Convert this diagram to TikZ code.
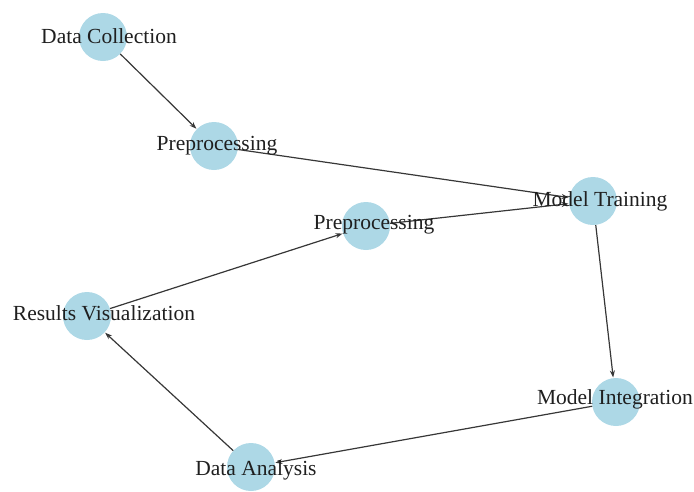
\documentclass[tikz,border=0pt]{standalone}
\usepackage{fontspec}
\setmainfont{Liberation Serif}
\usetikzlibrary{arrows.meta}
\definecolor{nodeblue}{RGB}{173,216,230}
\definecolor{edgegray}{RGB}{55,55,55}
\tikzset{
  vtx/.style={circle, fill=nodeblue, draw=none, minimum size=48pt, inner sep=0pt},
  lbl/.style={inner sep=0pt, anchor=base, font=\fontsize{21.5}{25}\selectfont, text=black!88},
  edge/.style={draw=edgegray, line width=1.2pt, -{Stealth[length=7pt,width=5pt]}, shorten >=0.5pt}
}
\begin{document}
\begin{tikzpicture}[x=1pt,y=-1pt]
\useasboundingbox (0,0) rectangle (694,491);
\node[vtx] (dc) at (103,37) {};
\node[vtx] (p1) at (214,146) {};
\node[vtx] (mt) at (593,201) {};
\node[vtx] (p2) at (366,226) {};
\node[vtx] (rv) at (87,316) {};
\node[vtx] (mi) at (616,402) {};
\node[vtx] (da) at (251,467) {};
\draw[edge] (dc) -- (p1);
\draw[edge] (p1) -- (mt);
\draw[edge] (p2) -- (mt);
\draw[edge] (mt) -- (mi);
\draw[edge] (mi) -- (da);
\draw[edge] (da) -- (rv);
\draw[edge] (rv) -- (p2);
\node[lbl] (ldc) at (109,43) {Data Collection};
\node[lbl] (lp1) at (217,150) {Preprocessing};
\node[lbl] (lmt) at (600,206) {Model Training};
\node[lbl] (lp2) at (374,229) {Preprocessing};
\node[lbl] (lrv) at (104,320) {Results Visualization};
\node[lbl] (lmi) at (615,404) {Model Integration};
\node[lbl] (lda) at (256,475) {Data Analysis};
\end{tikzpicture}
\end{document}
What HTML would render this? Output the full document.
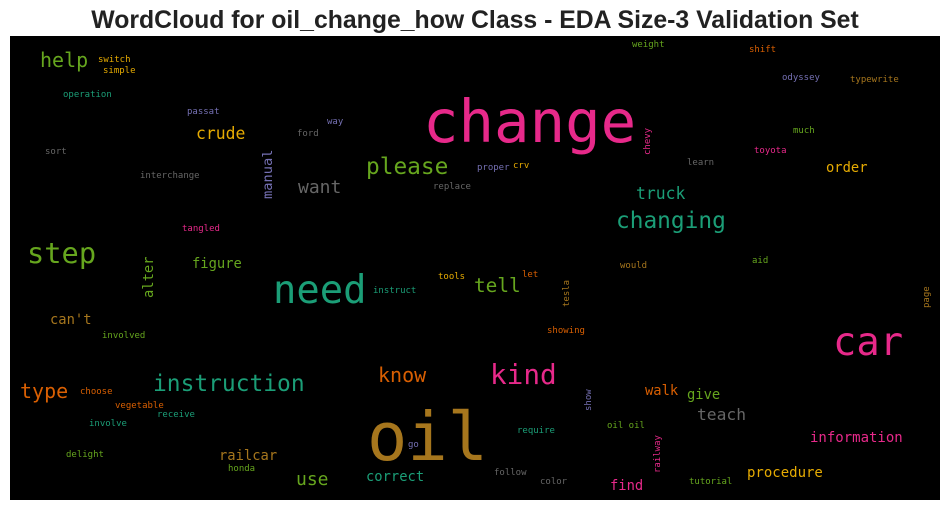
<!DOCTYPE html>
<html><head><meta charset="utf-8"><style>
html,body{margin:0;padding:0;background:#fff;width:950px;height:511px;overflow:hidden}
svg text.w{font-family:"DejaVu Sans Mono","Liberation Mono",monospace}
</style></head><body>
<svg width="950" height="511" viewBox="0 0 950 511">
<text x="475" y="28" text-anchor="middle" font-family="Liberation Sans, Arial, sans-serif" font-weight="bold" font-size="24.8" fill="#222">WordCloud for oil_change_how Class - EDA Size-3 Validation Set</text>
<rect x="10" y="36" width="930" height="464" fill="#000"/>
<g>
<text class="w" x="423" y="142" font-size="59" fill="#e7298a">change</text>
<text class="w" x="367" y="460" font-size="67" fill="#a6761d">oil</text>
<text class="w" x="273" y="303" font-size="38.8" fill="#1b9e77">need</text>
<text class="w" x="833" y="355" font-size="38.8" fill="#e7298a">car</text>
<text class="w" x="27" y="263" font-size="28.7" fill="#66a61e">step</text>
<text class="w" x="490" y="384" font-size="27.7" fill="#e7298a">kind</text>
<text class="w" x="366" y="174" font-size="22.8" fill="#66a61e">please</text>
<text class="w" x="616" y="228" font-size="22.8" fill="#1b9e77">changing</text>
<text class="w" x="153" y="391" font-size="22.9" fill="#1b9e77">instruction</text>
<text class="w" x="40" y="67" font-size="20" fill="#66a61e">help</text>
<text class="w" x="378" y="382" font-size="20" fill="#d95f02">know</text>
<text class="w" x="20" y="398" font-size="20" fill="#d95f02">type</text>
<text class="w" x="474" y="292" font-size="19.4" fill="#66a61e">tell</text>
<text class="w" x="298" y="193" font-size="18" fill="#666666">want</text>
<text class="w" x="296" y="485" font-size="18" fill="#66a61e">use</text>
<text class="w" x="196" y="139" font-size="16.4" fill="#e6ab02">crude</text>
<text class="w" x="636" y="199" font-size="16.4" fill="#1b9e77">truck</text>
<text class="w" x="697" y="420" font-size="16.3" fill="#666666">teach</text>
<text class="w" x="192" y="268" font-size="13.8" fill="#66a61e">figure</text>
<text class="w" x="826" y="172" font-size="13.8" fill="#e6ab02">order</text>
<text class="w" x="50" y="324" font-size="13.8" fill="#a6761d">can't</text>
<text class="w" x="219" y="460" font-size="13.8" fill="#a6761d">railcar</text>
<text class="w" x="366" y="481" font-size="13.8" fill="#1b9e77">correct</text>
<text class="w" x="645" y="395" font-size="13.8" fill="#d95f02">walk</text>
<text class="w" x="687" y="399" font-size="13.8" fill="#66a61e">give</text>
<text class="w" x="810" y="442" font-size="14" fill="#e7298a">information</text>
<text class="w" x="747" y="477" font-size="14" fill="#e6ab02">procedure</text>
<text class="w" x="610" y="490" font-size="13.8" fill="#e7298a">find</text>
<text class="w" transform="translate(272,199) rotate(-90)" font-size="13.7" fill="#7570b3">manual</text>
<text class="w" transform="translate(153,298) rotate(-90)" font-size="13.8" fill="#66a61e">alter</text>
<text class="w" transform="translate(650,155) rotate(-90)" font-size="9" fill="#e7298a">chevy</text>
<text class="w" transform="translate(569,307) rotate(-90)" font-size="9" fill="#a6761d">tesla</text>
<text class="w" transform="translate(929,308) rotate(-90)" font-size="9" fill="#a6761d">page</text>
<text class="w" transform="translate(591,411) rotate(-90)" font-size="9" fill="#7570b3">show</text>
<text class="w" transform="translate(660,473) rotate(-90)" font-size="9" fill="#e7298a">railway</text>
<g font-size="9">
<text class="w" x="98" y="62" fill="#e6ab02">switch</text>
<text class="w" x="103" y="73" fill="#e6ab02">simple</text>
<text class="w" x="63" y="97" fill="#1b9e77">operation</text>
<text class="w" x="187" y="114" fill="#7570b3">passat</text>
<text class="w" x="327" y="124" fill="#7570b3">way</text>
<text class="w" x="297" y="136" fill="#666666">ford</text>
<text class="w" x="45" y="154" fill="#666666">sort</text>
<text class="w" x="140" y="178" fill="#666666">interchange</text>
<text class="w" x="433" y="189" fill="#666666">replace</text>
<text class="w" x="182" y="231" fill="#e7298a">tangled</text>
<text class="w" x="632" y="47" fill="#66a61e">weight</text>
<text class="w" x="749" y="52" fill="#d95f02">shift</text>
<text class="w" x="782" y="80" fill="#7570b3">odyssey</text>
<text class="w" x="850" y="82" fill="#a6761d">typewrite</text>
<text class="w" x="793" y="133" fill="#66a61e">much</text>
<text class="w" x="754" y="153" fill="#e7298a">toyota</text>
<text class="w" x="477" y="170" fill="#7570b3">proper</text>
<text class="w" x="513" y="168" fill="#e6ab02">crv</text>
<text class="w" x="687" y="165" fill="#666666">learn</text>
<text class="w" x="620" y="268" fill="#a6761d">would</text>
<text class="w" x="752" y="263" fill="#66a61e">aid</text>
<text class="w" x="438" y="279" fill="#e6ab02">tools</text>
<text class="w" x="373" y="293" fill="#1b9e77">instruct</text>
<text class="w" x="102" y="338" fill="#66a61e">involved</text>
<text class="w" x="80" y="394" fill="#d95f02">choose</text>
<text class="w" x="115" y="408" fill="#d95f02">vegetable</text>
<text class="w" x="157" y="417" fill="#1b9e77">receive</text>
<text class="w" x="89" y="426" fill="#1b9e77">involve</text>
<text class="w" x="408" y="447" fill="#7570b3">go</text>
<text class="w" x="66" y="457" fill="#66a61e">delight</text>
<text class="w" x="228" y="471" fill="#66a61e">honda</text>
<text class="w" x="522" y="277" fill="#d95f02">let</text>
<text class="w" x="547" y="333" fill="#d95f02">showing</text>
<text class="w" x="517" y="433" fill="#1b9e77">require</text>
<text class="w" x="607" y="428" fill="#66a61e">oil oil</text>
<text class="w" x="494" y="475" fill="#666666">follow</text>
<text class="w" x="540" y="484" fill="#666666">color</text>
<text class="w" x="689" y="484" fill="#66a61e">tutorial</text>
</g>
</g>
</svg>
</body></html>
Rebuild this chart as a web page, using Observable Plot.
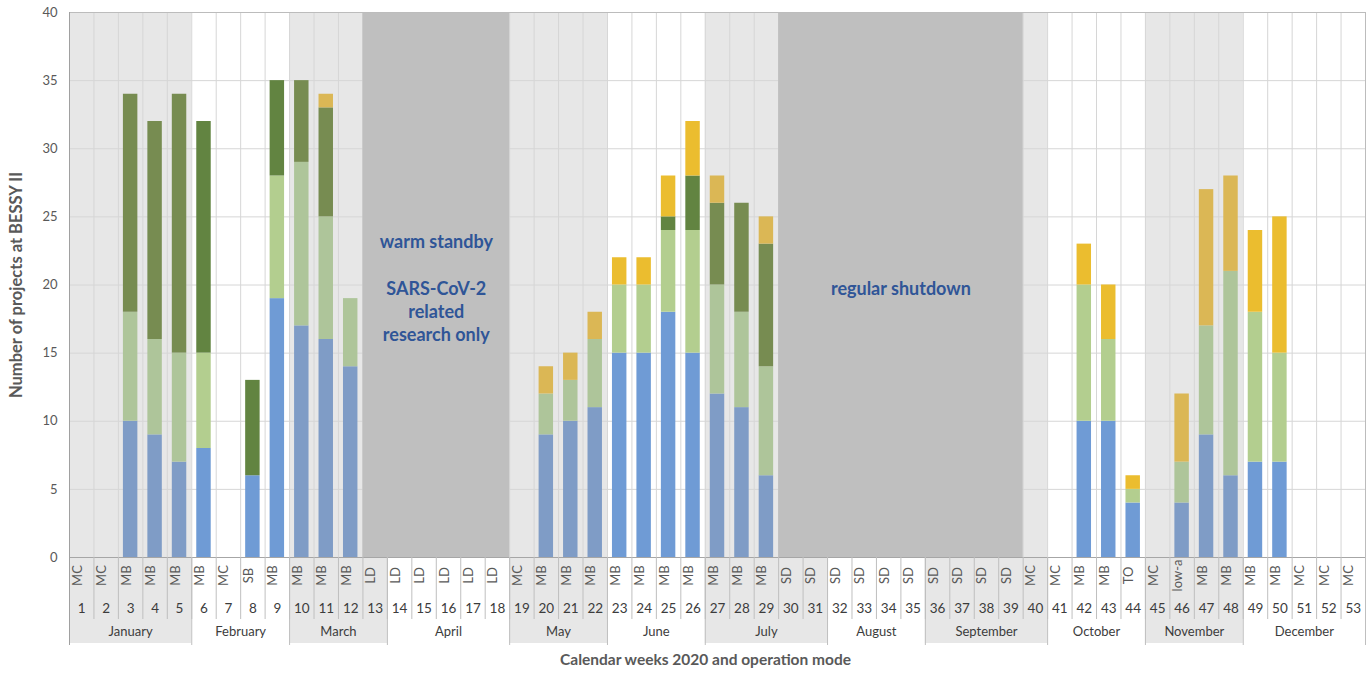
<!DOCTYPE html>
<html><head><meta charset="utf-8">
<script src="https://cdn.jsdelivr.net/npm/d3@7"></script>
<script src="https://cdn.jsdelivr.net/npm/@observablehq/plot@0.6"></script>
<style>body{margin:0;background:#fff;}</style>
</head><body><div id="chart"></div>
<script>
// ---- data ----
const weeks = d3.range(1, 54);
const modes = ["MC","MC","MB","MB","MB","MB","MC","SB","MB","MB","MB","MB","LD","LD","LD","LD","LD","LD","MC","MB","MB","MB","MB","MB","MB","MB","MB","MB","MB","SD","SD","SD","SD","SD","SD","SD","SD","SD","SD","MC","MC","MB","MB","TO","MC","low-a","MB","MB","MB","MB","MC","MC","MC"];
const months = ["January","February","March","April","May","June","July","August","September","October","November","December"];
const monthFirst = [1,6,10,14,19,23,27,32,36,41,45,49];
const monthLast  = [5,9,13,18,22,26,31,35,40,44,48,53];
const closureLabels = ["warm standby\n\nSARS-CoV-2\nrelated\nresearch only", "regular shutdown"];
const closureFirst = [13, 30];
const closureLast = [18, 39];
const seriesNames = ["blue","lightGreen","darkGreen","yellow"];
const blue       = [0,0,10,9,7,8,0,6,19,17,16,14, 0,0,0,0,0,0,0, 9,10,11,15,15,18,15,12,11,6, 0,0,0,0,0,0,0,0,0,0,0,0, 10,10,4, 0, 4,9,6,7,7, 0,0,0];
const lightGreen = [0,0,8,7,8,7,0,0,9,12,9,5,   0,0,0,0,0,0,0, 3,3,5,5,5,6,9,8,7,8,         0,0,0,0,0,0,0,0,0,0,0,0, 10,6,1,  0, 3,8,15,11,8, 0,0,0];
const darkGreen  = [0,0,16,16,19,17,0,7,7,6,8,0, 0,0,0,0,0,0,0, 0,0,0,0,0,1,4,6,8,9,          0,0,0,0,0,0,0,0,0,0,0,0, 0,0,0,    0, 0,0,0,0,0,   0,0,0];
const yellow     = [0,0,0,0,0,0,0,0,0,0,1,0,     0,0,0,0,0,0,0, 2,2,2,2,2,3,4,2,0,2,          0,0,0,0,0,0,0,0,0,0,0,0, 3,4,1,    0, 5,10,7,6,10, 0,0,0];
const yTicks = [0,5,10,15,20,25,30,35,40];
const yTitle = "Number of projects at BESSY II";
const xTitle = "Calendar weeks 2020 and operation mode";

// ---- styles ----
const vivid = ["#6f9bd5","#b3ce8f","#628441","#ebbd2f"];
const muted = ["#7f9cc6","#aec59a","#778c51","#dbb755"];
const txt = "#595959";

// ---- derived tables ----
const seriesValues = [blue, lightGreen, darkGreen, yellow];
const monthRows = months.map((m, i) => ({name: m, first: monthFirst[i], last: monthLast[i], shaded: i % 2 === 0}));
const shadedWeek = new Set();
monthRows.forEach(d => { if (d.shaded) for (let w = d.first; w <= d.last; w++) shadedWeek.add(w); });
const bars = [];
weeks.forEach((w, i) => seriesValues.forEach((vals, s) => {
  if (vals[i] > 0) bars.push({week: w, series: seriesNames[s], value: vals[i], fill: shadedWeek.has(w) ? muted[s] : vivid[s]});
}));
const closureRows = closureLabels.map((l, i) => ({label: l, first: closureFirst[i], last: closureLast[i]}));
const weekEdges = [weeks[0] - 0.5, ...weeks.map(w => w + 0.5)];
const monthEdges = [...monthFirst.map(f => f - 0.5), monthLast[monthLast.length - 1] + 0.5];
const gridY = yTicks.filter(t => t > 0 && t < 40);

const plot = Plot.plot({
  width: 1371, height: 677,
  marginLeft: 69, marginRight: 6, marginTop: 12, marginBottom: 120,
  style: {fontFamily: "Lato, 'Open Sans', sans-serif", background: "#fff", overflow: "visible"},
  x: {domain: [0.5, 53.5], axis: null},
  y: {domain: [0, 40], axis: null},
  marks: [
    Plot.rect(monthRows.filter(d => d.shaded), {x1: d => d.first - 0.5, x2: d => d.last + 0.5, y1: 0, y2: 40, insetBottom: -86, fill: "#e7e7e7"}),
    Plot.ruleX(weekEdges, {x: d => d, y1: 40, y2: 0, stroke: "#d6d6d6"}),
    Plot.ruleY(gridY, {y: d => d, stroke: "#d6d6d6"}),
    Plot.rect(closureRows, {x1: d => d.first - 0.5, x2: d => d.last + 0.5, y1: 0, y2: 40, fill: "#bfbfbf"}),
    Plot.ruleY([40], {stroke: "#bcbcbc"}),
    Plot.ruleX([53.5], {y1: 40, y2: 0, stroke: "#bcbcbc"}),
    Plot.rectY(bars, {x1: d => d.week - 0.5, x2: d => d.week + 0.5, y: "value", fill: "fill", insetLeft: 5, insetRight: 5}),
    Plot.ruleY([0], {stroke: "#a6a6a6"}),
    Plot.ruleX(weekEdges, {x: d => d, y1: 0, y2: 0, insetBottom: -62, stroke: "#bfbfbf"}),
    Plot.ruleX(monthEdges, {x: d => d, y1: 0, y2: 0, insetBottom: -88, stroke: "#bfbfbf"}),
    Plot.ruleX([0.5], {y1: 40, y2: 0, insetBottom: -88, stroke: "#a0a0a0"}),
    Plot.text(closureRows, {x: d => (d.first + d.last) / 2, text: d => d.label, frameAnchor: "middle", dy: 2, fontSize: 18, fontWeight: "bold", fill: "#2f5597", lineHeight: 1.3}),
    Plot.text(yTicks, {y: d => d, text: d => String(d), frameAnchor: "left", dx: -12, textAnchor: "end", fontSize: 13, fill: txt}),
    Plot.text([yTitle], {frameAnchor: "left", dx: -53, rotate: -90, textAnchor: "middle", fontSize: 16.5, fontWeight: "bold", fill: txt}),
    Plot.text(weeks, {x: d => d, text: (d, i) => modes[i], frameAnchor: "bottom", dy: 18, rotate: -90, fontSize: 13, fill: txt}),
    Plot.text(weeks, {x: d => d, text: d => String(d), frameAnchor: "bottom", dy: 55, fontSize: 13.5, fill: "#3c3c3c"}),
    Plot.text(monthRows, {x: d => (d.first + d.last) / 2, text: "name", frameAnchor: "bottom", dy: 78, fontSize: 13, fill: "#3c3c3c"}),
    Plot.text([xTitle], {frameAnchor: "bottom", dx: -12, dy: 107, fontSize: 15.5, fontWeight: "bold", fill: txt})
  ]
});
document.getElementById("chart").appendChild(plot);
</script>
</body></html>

○ ○ ○ ○ ○ ○ ○

Aim of the task: Which lines of the data include "chart"? Copy each of them.

Written response:
Rebuild this chart as a web page, using Observable Plot.
</head><body><div id="chart"></div>
document.getElementById("chart").appendChild(plot);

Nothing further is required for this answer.